Film maker Gary Hustwit recently released his third documentary featuring the world of design. It opened in New York on October 28th. Titled Urbanized, the film jumps around from New York, Rio De Janeiro, Mumbai, Beijing to New Orleans, Santiago, Brighton and Bogota. The film asks some of the world’s foremost planners, architects and policy makers what they are presently doing and what needs to be done to help cities survive in the 21st century.
Hustwit has a reputation from previous documentaries of using lush photography, inspired editing and a moving soundtrack to distillate the range of concepts into a clear focus for the viewer. Urbanized’s intention is to make city planning pivotal and monumental to our survival as a people. Our humanity is affect by the social dramas that play out in these planned environments.
Hustwit brings an honesty to his work that reflect his mantra that you learn best by doing, especially from your mistakes. He is living proof of his mantra, having been kicked out of college twice. Instead of doing his work, during the mid-’80s he was road tripping to see rock bands that represented the DIY punk ethos of that time. “It wasn’t about the music,” Hustwit asserts “It was about independence and learning the process yourself.”
Hustwit’s independence led him to self-publishing books and albums before he found graphic design and finally making movies. He focused his first design-featured documentary on fonts in Helvitica. His second documentary, Objectified, featured consumer products. Urbanized take a bold leap forward, confronting an urgent issue for all our global society. How to retrofit urban centers to support a population explosion as sociopolitical pressures develop and global resources become more limited. It is a daunting subject for the globe-trotting film maker, but Hustwit uses an increasingly capable director’s grip to touch upon the gambit of issues we face in urban centers around the planet.
Reflective Urbanized Interview Quotes
“There are new tools for people who are trying to redesign cities in smarter, more sustainable ways—geo-mapping, stress-testing buildings, and modeling growth, traffic flows, pedestrian patterns, and environmental conditions.”
“I’m drawn to cities; I love the energy in cities and every city has a different energy.
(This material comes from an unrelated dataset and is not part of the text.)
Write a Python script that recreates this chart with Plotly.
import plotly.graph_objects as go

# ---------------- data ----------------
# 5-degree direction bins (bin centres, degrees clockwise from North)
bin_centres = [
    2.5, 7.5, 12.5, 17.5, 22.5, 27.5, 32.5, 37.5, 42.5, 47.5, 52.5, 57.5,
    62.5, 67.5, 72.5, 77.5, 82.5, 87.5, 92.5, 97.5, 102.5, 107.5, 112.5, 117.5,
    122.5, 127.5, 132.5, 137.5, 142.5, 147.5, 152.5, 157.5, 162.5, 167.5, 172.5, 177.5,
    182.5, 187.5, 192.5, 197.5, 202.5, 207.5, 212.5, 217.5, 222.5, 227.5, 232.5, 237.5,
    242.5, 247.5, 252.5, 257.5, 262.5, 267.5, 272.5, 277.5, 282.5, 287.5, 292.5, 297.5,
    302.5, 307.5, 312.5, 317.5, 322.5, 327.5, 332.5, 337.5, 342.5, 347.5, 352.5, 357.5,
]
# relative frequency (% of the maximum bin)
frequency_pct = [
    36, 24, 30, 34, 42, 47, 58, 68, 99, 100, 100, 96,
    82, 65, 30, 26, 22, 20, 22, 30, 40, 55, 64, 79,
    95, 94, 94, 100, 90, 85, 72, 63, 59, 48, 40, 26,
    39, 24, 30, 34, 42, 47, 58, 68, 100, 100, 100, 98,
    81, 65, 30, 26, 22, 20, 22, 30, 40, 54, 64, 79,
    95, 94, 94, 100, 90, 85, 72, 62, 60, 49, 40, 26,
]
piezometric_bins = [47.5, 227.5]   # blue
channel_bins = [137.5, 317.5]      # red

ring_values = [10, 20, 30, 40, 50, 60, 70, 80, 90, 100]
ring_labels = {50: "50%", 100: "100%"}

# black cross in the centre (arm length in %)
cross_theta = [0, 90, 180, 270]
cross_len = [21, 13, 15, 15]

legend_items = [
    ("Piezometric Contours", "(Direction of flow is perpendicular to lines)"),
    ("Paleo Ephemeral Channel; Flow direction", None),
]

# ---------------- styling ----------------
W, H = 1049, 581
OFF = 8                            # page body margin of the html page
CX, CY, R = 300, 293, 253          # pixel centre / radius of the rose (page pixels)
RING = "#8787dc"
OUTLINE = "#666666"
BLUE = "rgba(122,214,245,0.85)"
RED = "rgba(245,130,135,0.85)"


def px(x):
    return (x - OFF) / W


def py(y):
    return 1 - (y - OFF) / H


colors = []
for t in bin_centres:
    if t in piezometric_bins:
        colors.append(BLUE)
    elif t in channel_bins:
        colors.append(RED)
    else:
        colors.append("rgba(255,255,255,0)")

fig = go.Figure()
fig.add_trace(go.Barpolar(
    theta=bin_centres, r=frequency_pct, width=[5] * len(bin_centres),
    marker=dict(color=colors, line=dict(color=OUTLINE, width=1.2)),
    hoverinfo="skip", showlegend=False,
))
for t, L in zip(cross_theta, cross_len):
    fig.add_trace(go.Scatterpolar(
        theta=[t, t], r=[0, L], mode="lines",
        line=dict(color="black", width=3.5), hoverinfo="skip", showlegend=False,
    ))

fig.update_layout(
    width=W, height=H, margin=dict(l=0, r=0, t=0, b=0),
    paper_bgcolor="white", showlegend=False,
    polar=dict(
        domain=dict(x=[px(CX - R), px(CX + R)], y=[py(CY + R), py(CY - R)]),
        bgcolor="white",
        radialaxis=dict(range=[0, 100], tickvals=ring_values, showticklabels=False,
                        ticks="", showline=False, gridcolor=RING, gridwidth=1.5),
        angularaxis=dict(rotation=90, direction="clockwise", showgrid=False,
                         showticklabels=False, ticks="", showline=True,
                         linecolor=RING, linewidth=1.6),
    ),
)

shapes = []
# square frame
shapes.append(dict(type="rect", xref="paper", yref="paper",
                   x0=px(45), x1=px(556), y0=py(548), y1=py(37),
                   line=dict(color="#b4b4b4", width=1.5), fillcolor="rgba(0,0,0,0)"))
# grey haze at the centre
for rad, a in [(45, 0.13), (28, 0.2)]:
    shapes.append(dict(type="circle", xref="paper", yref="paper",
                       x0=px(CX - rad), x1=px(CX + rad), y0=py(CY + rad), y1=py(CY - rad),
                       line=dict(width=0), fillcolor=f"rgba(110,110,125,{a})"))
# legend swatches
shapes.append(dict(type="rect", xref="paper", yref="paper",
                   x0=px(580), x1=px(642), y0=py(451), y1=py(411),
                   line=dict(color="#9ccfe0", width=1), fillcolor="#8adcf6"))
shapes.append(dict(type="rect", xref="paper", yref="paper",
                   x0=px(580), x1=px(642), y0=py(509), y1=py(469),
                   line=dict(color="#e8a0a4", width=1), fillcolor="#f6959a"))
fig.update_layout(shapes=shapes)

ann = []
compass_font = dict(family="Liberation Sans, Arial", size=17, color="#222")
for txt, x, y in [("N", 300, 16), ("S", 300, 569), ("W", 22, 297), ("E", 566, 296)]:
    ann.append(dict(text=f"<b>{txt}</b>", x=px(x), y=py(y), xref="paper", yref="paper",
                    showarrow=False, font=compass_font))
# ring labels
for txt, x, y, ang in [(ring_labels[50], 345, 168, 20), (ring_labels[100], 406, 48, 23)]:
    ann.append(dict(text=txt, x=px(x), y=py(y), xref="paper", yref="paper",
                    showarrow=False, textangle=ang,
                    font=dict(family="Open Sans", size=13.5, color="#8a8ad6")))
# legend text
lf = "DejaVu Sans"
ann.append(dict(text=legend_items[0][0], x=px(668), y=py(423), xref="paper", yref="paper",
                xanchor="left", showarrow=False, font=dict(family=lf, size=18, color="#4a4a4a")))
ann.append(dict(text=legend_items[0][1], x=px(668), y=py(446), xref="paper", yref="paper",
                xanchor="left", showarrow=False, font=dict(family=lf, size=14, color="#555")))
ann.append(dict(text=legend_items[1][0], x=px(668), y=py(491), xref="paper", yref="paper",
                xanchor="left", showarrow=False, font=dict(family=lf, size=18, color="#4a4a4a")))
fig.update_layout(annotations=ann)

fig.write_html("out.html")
But there’s no one city that I’m attracted to. We’re so mobile now that it’s not even necessary to choose one city. I live in New York, which I love and hate at the same time.”
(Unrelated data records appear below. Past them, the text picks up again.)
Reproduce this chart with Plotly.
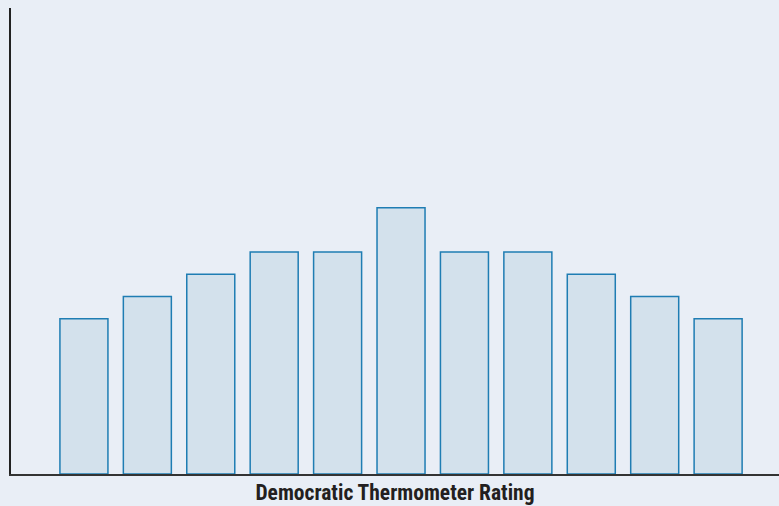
import plotly.graph_objects as go

categories = list(range(11))
values = [7, 8, 9, 10, 10, 12, 10, 10, 9, 8, 7]
x_title = "Democratic Thermometer Rating"

fig = go.Figure(go.Bar(
    x=categories, y=values,
    marker=dict(color="#d3e1ec", line=dict(color="#1f7db3", width=1.5)),
    width=0.757,
))
fig.update_layout(
    width=779, height=506,
    margin=dict(l=11, r=0, t=8, b=32),
    paper_bgcolor="#e9eef6", plot_bgcolor="#e9eef6",
    showlegend=False,
)
fig.update_xaxes(range=[-1.15, 10.96], showticklabels=False, ticks="",
                 showgrid=False, zeroline=False, showline=True,
                 linecolor="#333333", linewidth=2,
                 title=dict(text="<b>" + x_title + "</b>", standoff=10,
                            font=dict(family="Liberation Sans Narrow, Roboto Condensed, Arial Narrow, sans-serif",
                                      size=21.5, color="#231f20")))
fig.update_yaxes(range=[0, 21], showticklabels=False, ticks="", showgrid=False,
                 zeroline=False, showline=True, linecolor="#222222", linewidth=2)
fig.write_html("out.html", config={"displayModeBar": False},
               post_script="document.body.style.margin='0';document.body.style.overflow='hidden';document.body.style.background='#e9eef6';")
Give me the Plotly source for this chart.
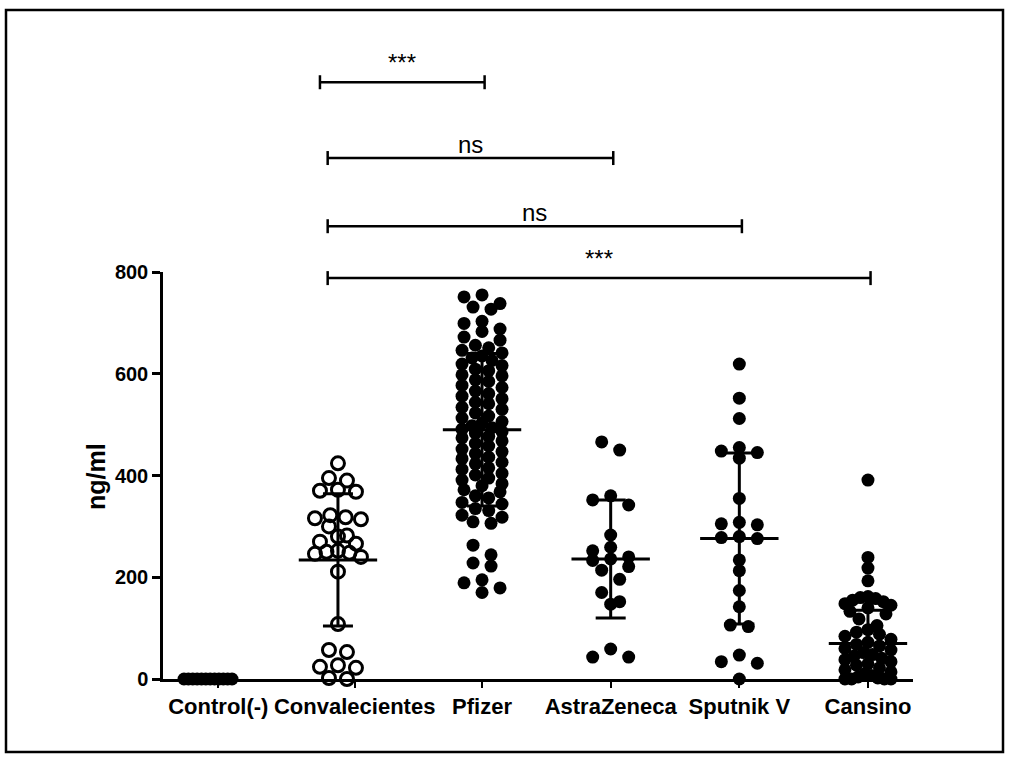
import plotly.graph_objects as go

# ---------------- data ----------------
categories = ["Control(-)", "Convalecientes", "Pfizer", "AstraZeneca", "Sputnik V", "Cansino"]

control = [0, 0, 0, 0, 0, 0, 0, 0, 0, 0, 0, 0]
convalecientes = [424, 395, 390, 372, 370, 368, 322, 318, 316, 314, 300, 282, 280, 270, 266,
                  252, 250, 248, 246, 240, 211, 108, 57, 53, 27, 24, 22, 2, 0]
pfizer = [755, 751, 738, 731, 727, 703, 699, 688, 683, 672, 666, 656, 651, 646, 641, 635,
          631, 626, 619, 616, 609, 606, 598, 596, 588, 585, 577, 573, 566, 561, 556, 551,
          544, 541, 534, 530, 523, 517, 513, 506, 503, 498, 494, 491, 486, 483, 477, 474, 468,
          463, 458, 452, 447, 443, 436, 433, 426, 423, 415, 412, 404, 401, 395, 391, 384, 380,
          372, 368, 360, 356, 347, 344, 335, 331, 322, 318, 309, 306, 263, 244, 228, 222, 195,
          189, 179, 170]
astrazeneca = [466, 450, 360, 352, 342, 283, 259, 252, 240, 236, 233, 221, 214, 196, 170, 152,
               147, 59, 43, 43]
sputnik = [619, 552, 512, 455, 448, 445, 434, 355, 308, 305, 303, 280, 278, 276, 234, 213, 174,
           142, 106, 103, 47, 34, 31, 0]
cansino = [391, 239, 218, 193, 162, 160, 158, 155, 152, 148, 145, 140, 133, 128, 118, 105, 97,
           92, 88, 84, 78, 72, 68, 65, 60, 57, 52, 48, 45, 41, 38, 34, 30, 27, 22, 18, 14, 10,
           7, 4, 2, 0, 0, 0, 0]

means = [0, 234, 490, 236, 276, 70]
sds = [0, 130, 150, 116, 168, 65]

y_ticks = [0, 200, 400, 600, 800]

# comparisons: (group a, group b, label)
comparisons = [(1, 2, "***"), (1, 3, "ns"), (1, 4, "ns"), (1, 5, "***")]
bracket_levels = [1173, 1024, 890, 788]

groups = [control, convalecientes, pfizer, astrazeneca, sputnik, cansino]

# ---------------- layout geometry ----------------
W, H = 1014, 762
L, R, T, B = 163, 101, 40, 83
X_RANGE = [-0.48, 5.35]
plot_w = W - L - R
plot_h = H - T - B
xpx = plot_w / (X_RANGE[1] - X_RANGE[0])     # px per x unit
y_top_px = 407                                 # px from 0 to 800
ydom = y_top_px / plot_h
ypx = y_top_px / 800.0                         # px per y unit

# group centres (GraphPad draws the first two columns slightly left)
centers = [-0.13, 0.88, 2, 3, 4, 5]
label_pos = [-0.05, 1.01, 2, 3, 4, 5]
swarm_width = [48, 46, 40, 38, 42, 46]


def swarm(vals, center, maxw_px, row_px=10, step_px=18):
    v = sorted(vals, reverse=True)
    rows, cur = [], []
    for val in v:
        if cur and (cur[0] - val) * ypx > row_px:
            rows.append(cur)
            cur = []
        cur.append(val)
    if cur:
        rows.append(cur)
    xs, ys = [], []
    for r in rows:
        n = len(r)
        step = step_px if n < 2 else min(step_px, maxw_px / (n - 1))
        order = sorted(range(n), key=lambda i: abs(i - (n - 1) / 2))
        for k, val in zip(order, r):
            off = (k - (n - 1) / 2) * step
            xs.append(center + off / xpx)
            ys.append(val)
    return xs, ys


FONT = "Liberation Sans, Arial, Helvetica, sans-serif"
fig = go.Figure()

for gi, vals in enumerate(groups):
    xs, ys = swarm(vals, centers[gi], swarm_width[gi])
    if gi == 1:
        marker = dict(symbol="circle-open", size=13, color="black", line=dict(width=3, color="black"))
    else:
        marker = dict(symbol="circle", size=13, color="black", line=dict(width=0))
    fig.add_trace(go.Scatter(x=xs, y=ys, mode="markers", marker=marker,
                             cliponaxis=False, showlegend=False, hoverinfo="y"))

# mean +/- SD
for gi in range(1, len(groups)):
    fig.add_trace(go.Scatter(
        x=[centers[gi]], y=[means[gi]], mode="markers",
        marker=dict(symbol="line-ew-open", size=56, color="black", line=dict(width=3, color="black")),
        error_y=dict(type="data", array=[sds[gi]], color="black", thickness=3, width=15),
        cliponaxis=False, showlegend=False, hoverinfo="skip"))

shapes = []
annotations = []


def ypaper(v):
    return v / 800.0 * ydom


# significance brackets
for (a, b, lab), lev in zip(comparisons, bracket_levels):
    xa = centers[a] - (0.14 if b == 2 else 0.08)
    xb = centers[b] + 0.02
    yp = ypaper(lev)
    cap = 7 / plot_h
    shapes.append(dict(type="line", xref="x", yref="paper", x0=xa, x1=xb, y0=yp, y1=yp,
                       line=dict(color="black", width=2.5)))
    for xx in (xa, xb):
        shapes.append(dict(type="line", xref="x", yref="paper", x0=xx, x1=xx, y0=yp - cap, y1=yp + cap,
                           line=dict(color="black", width=2.5)))
    if lab == "ns":
        annotations.append(dict(x=(xa + xb) / 2, y=yp, xref="x", yref="paper", text=lab,
                                showarrow=False, yanchor="bottom", yshift=-2,
                                font=dict(family=FONT, size=24, color="black")))
    else:
        annotations.append(dict(x=(xa + xb) / 2, y=yp, xref="x", yref="paper", text=lab,
                                showarrow=False, yanchor="bottom", yshift=4,
                                font=dict(family=FONT, size=24, color="black")))

# outer frame
fx0 = (6 - L) / plot_w
fx1 = (1003 - L) / plot_w
fy1 = (H - B - 10) / plot_h
fy0 = (H - B - 752) / plot_h
shapes.append(dict(type="rect", xref="paper", yref="paper", x0=fx0, x1=fx1, y0=fy0, y1=fy1,
                   line=dict(color="black", width=2.5), fillcolor="rgba(0,0,0,0)"))

# y title
annotations.append(dict(x=(96 - L) / plot_w, y=(H - B - 477) / plot_h, xref="paper", yref="paper",
                        xanchor="center", yanchor="middle",
                        text="ng/ml", textangle=-90, showarrow=False,
                        font=dict(family=FONT, size=25, color="black", weight="bold")))

fig.update_layout(
    width=W, height=H,
    margin=dict(l=L, r=R, t=T, b=B),
    paper_bgcolor="white", plot_bgcolor="white",
    shapes=shapes, annotations=annotations,
    showlegend=False,
    font=dict(family=FONT, color="black"),
    xaxis=dict(range=X_RANGE, tickvals=label_pos, ticktext=categories,
               showline=True, linecolor="black", linewidth=2.5, ticks="outside", ticklen=6,
               tickwidth=2, tickcolor="black", showgrid=False, zeroline=False,
               tickfont=dict(family=FONT, size=22, color="black", weight="bold")),
    yaxis=dict(range=[0, 800], domain=[0, ydom], tickvals=y_ticks,
               showline=True, linecolor="black", linewidth=2.5, ticks="outside", ticklen=8,
               tickwidth=2.5, tickcolor="black", showgrid=False, zeroline=False,
               tickfont=dict(family=FONT, size=20, color="black", weight="bold")),
)

fig.write_html("out.html")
“City governments have to make a real effort to involve citizens in every step of the process, especially the beginning stages. So much is driven by private developers that the public only gets involved if there’s opposition.”
“You also see DIY movements in cities like Detroit. People don’t want their neighborhoods to go down the tubes just because the government won’t take action. But at a certain point government has to step in. People can’t bring water to a city by themselves, but they can influence politicians to help them. So citizens are changing the conversation about concepts of livability.”
Hustwit concludes by commenting on his Urbanized documentary, “I realized from the start that it would fail. There’s just no way to encapsulate everything that’s going on in urban design. All of the options of the different directions can drive you crazy. I knew that all we could do was try to fail as little as possible by narrowing down the focus enough to cover the issues that we wanted to talk about, with the knowledge that we were going to fail at being comprehensive.”